Set down exactly the lines in the records below that run from the line with "Reproduce this chart with matplotlib." to the line with "plt.rcParams['font.family'] = ['Lato', 'DejaVu", inclusive, and nothing more.

╭─ Supplied material

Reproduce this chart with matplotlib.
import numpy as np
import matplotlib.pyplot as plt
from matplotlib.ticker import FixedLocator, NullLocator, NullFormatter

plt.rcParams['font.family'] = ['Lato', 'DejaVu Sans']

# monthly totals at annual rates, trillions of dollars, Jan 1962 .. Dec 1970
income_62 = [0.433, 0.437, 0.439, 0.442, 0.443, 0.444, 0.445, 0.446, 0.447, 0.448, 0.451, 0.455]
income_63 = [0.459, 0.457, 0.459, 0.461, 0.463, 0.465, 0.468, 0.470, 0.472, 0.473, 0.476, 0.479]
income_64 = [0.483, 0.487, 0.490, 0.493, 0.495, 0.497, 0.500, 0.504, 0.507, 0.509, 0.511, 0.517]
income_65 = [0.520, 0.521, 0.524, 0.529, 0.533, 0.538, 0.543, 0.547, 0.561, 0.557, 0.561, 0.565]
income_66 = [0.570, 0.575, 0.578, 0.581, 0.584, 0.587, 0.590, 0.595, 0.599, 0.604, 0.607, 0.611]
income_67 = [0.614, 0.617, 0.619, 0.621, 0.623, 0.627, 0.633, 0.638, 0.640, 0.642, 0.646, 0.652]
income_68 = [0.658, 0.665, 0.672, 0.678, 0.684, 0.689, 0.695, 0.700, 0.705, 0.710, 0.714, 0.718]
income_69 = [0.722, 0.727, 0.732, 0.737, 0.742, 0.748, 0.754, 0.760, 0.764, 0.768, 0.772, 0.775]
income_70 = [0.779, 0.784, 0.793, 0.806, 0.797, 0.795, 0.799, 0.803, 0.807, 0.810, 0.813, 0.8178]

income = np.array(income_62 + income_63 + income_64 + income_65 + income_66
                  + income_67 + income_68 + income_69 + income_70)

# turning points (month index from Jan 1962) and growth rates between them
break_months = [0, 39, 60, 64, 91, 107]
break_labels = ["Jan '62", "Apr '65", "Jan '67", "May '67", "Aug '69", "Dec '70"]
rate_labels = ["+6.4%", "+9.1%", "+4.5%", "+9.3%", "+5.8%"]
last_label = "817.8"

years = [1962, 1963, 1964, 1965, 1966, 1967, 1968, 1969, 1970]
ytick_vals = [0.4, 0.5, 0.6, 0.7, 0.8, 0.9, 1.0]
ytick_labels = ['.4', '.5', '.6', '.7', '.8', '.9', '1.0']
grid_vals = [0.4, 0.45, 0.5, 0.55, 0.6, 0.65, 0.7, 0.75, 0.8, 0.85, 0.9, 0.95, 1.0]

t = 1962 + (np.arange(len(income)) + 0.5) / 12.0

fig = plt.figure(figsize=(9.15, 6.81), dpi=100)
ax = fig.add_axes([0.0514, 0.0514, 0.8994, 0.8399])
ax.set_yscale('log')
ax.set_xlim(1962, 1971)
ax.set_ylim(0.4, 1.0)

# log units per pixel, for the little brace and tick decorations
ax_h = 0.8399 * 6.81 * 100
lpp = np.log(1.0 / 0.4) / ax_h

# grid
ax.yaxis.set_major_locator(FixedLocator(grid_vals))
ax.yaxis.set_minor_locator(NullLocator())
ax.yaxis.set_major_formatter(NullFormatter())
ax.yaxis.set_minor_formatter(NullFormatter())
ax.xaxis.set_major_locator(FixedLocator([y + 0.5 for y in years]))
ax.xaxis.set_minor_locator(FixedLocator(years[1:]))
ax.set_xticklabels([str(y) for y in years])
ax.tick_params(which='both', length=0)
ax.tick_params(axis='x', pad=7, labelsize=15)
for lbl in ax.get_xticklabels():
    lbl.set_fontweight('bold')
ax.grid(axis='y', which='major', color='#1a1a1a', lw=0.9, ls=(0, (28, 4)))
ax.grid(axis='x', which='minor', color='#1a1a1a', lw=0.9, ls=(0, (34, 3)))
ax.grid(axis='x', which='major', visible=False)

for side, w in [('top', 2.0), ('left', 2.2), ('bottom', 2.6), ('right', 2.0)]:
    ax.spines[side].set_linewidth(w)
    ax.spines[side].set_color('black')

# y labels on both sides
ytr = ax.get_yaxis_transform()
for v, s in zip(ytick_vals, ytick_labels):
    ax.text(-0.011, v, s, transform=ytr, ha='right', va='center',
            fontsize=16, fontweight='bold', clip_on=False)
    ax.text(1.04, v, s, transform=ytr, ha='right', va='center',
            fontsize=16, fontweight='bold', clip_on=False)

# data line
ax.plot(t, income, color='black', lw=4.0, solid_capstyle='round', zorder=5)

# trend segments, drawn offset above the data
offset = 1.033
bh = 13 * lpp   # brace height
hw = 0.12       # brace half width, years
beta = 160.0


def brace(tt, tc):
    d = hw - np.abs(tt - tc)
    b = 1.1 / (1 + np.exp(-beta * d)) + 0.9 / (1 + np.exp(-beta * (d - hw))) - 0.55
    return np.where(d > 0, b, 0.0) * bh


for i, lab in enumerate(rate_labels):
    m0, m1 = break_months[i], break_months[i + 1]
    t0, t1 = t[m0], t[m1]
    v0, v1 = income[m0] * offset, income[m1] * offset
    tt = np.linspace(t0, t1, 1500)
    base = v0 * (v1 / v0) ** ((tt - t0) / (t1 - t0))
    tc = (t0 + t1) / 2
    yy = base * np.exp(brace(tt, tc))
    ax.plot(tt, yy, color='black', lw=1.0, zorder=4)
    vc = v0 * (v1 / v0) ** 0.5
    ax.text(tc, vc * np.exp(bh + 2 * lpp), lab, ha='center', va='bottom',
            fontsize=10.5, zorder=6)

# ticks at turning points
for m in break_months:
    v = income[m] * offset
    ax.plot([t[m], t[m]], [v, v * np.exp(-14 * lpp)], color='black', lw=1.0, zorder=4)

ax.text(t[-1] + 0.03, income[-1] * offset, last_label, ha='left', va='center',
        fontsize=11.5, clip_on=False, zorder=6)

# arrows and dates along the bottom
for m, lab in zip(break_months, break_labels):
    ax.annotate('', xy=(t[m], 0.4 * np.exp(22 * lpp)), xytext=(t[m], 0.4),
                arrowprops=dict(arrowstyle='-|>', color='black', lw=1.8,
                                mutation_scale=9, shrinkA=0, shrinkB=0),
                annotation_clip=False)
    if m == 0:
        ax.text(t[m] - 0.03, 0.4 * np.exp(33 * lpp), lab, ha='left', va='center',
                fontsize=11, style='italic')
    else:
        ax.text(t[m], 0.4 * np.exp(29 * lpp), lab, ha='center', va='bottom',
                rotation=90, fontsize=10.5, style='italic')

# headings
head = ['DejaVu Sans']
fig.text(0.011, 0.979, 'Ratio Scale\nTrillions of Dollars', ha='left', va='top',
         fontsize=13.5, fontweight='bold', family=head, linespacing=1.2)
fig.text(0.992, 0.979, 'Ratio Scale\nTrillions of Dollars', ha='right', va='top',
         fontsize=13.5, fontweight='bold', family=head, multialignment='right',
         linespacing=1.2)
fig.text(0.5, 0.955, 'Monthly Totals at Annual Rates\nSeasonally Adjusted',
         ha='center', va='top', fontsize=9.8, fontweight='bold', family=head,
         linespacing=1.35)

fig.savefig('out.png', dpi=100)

╰─
╭─ Supplied material

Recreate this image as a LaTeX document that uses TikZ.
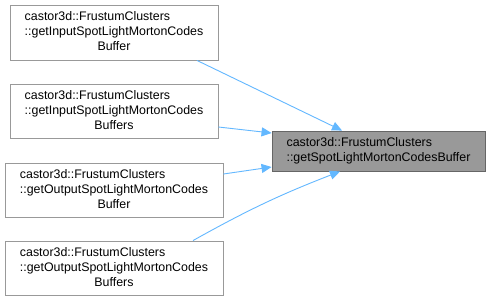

╰─
╭─ Supplied material

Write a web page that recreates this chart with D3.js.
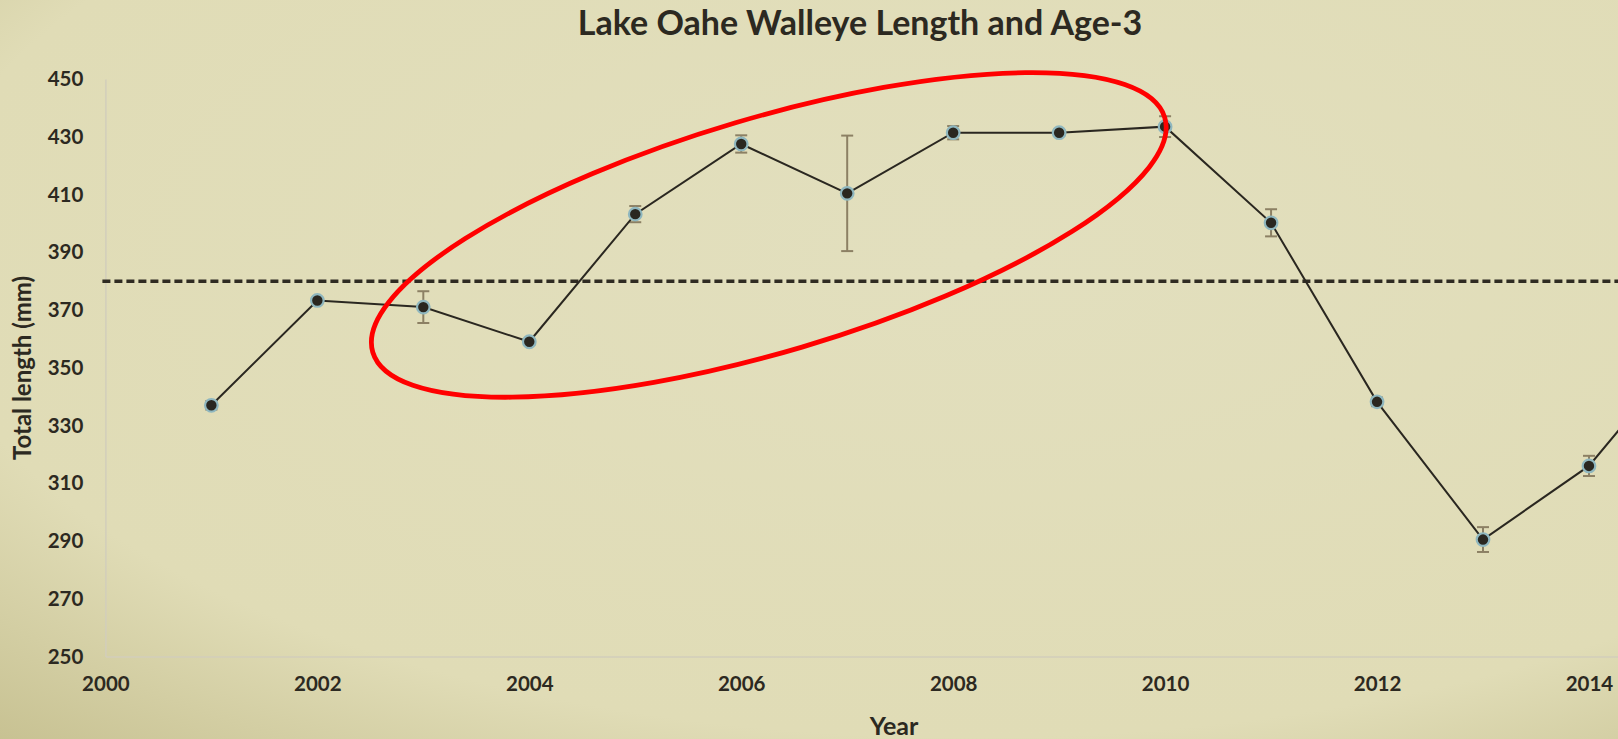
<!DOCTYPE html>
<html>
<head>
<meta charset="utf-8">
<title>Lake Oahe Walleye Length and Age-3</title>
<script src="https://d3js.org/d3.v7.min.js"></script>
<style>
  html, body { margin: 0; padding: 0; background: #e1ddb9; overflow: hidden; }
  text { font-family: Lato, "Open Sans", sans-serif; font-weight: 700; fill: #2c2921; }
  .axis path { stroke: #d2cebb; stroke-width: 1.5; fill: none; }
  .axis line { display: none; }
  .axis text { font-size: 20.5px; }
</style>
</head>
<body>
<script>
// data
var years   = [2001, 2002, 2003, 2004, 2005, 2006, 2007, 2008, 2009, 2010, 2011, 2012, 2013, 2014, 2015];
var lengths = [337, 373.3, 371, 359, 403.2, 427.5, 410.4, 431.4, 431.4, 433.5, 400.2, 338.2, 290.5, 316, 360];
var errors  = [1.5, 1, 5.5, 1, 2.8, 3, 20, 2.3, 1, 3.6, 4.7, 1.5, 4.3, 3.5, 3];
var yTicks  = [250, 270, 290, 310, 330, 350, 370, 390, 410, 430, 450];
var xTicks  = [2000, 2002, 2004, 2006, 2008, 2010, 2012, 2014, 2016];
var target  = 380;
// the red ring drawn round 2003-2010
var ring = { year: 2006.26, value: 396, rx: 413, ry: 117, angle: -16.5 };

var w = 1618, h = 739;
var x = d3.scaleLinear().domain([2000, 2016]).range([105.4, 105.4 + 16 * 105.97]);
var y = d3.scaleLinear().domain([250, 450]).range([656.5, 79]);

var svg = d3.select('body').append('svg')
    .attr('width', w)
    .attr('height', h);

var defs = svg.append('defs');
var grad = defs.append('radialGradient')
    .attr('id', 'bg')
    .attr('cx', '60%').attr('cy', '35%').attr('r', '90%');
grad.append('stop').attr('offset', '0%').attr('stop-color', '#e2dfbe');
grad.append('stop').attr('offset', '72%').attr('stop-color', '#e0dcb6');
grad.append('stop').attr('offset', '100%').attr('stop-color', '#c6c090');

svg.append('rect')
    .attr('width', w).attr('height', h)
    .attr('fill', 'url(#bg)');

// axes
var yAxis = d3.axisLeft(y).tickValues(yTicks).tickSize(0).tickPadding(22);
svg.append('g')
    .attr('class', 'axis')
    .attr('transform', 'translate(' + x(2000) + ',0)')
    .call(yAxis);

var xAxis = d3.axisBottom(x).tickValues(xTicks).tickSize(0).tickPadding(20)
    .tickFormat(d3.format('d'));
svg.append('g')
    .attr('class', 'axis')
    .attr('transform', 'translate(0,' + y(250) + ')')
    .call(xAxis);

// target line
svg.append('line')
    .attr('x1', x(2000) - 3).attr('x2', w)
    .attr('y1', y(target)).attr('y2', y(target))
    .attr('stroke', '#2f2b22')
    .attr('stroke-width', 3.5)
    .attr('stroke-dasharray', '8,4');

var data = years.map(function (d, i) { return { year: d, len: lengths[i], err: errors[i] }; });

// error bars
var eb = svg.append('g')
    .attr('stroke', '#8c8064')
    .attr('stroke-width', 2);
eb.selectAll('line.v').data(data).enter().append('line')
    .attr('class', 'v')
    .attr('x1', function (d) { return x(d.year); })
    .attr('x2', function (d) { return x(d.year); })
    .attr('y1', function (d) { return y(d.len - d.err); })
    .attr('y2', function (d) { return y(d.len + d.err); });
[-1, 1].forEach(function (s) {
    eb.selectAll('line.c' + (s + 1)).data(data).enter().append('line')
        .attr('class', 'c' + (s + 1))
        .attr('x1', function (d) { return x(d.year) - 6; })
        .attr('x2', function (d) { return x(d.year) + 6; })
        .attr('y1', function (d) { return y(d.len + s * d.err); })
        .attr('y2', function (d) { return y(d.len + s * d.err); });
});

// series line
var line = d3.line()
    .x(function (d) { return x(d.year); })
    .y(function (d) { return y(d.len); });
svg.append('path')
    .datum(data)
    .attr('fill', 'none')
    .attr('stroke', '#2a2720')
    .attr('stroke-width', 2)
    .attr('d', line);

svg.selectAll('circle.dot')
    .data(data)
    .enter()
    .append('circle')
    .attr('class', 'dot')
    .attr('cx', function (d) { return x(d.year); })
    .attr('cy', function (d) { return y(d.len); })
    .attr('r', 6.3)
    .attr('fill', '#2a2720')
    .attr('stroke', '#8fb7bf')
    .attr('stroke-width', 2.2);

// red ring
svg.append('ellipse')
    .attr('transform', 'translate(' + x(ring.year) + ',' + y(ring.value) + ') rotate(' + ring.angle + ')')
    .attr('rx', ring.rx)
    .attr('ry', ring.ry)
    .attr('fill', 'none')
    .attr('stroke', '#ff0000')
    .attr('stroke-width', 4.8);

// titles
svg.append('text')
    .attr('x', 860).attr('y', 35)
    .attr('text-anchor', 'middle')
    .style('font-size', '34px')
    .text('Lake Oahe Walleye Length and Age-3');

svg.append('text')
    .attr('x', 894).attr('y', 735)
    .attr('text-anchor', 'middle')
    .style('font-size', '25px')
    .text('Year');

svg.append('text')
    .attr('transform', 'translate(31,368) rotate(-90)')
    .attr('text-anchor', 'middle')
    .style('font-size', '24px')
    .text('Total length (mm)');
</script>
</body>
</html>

╰─

**Written answer:**
Reproduce this chart with matplotlib.
import numpy as np
import matplotlib.pyplot as plt
from matplotlib.ticker import FixedLocator, NullLocator, NullFormatter

plt.rcParams['font.family'] = ['Lato', 'DejaVu Sans']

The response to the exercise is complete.